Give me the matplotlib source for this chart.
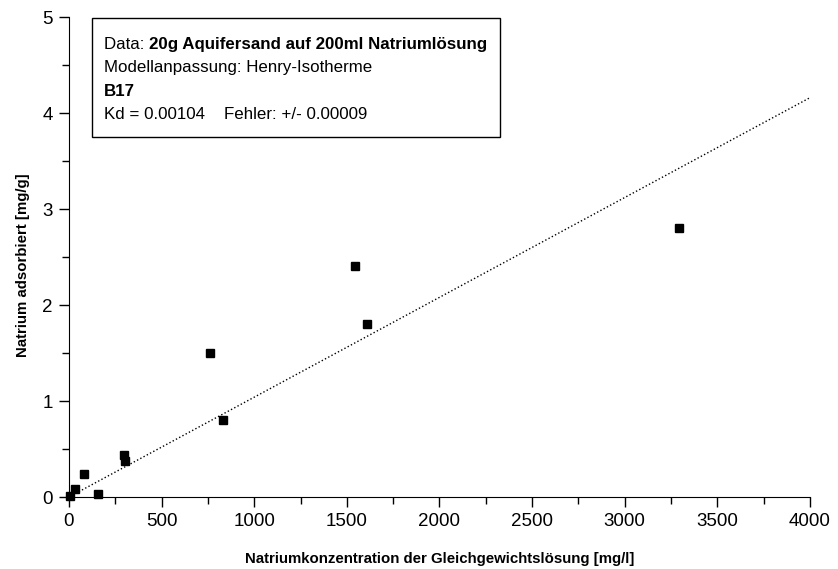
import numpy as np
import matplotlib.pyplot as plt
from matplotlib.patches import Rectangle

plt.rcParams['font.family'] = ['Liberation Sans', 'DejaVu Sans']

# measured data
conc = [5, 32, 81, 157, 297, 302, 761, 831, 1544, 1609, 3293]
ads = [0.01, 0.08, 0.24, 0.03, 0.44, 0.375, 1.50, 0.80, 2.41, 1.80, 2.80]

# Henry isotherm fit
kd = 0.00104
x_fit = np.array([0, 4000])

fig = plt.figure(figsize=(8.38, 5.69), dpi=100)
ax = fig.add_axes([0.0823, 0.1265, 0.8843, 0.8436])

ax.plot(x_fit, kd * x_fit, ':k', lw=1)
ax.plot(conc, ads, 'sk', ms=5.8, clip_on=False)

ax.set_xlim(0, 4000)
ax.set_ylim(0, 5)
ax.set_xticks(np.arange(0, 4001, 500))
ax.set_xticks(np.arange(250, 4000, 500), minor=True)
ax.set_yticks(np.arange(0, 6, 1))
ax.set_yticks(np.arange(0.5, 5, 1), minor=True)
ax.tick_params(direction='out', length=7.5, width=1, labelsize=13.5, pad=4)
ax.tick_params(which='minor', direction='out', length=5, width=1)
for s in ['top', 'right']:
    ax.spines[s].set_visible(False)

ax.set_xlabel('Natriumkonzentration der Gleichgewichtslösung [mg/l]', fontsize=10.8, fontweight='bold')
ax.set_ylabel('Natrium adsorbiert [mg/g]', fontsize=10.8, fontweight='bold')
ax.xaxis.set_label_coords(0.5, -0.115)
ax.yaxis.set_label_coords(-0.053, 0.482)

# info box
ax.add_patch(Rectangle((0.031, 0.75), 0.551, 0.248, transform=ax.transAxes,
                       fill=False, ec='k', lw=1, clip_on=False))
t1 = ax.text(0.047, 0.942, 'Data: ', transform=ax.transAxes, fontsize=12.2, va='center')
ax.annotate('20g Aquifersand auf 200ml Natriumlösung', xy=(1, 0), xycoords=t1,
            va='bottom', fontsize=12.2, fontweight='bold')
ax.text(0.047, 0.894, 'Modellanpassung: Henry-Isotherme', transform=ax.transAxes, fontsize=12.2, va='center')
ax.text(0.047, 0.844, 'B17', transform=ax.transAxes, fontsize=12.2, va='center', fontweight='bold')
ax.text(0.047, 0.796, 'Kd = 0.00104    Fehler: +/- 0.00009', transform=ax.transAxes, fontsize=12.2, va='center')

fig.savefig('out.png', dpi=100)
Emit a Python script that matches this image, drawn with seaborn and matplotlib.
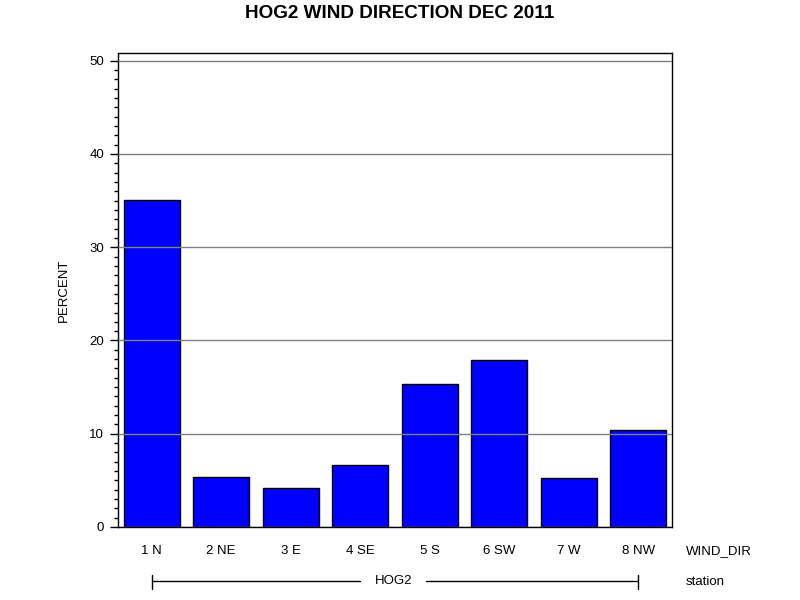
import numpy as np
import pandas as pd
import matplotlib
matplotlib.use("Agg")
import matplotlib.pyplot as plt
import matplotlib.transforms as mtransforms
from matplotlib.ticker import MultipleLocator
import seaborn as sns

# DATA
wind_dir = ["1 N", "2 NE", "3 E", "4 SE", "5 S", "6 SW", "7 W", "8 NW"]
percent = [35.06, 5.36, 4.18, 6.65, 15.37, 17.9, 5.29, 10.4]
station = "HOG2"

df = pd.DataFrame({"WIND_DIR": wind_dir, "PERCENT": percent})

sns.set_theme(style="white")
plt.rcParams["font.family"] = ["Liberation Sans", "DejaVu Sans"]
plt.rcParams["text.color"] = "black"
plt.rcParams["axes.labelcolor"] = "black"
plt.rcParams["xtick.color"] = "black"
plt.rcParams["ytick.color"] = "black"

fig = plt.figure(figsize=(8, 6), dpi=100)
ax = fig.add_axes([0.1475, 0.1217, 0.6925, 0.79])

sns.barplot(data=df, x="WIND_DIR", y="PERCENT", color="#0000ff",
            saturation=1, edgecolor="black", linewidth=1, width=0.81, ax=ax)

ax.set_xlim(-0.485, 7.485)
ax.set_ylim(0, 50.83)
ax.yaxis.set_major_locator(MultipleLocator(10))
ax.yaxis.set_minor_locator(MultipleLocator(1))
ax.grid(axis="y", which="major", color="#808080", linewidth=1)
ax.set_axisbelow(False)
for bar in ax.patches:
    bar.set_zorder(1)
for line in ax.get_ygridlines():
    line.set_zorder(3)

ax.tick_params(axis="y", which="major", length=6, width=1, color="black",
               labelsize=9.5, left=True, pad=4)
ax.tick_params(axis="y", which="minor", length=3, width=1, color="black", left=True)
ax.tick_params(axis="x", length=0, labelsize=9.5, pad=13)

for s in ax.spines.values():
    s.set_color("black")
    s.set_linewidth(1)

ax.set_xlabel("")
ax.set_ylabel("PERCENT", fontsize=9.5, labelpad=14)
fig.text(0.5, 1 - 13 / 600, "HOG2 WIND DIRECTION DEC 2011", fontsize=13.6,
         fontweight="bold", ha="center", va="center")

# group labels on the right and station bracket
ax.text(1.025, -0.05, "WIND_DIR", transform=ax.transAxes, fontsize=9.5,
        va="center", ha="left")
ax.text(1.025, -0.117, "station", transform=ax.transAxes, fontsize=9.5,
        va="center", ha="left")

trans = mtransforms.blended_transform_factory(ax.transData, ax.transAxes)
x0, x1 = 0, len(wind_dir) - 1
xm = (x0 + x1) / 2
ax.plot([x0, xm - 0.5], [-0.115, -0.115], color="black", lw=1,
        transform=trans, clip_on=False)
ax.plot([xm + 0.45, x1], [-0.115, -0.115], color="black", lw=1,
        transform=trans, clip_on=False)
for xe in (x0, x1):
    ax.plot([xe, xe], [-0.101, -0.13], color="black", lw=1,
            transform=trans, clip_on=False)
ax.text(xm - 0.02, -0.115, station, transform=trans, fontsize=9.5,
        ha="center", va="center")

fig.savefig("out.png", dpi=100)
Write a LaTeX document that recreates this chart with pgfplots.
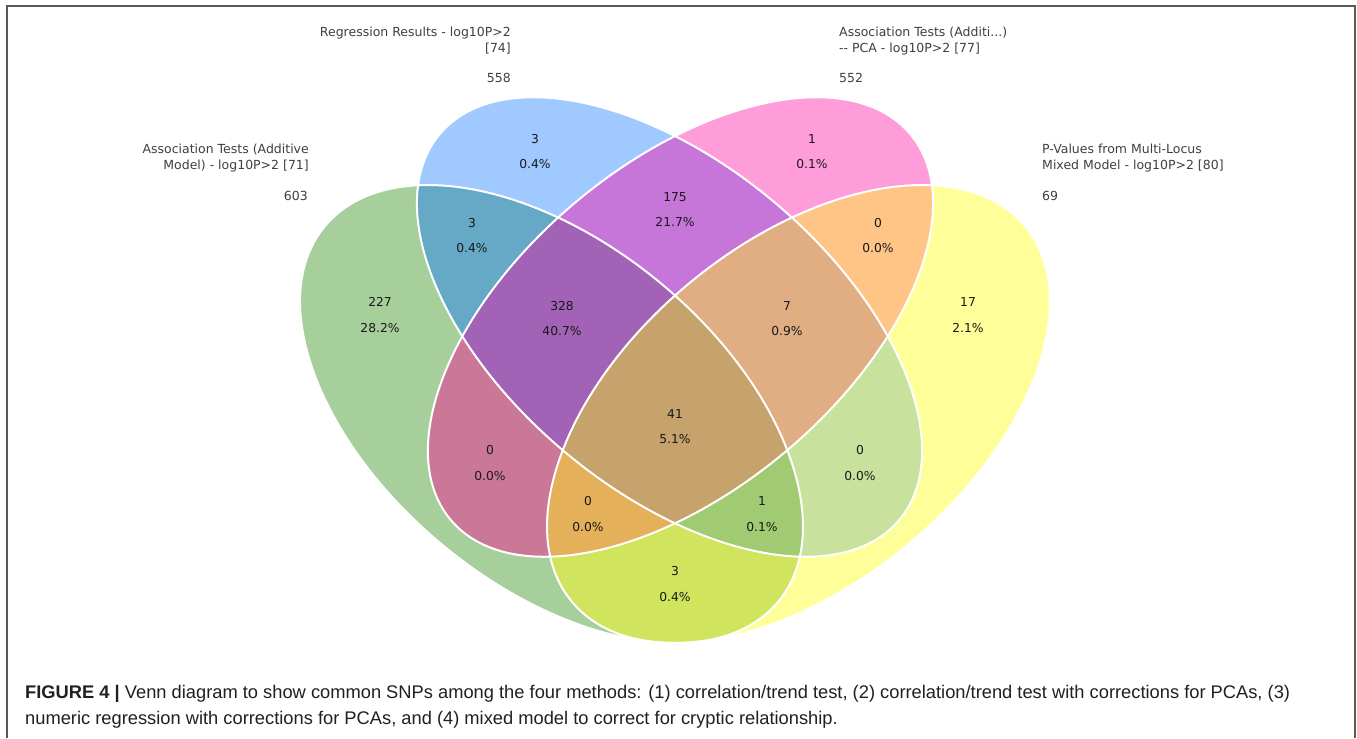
# # # # #
## The problem
Above are the records; repeat their lines from the first through the line containing "ax.plot(conc, ads, 'sk', ms=5.8, clip_on=False)", and leave out each picture.

## Response to the task
Give me the matplotlib source for this chart.
import numpy as np
import matplotlib.pyplot as plt
from matplotlib.patches import Rectangle

plt.rcParams['font.family'] = ['Liberation Sans', 'DejaVu Sans']

# measured data
conc = [5, 32, 81, 157, 297, 302, 761, 831, 1544, 1609, 3293]
ads = [0.01, 0.08, 0.24, 0.03, 0.44, 0.375, 1.50, 0.80, 2.41, 1.80, 2.80]

# Henry isotherm fit
kd = 0.00104
x_fit = np.array([0, 4000])

fig = plt.figure(figsize=(8.38, 5.69), dpi=100)
ax = fig.add_axes([0.0823, 0.1265, 0.8843, 0.8436])

ax.plot(x_fit, kd * x_fit, ':k', lw=1)
ax.plot(conc, ads, 'sk', ms=5.8, clip_on=False)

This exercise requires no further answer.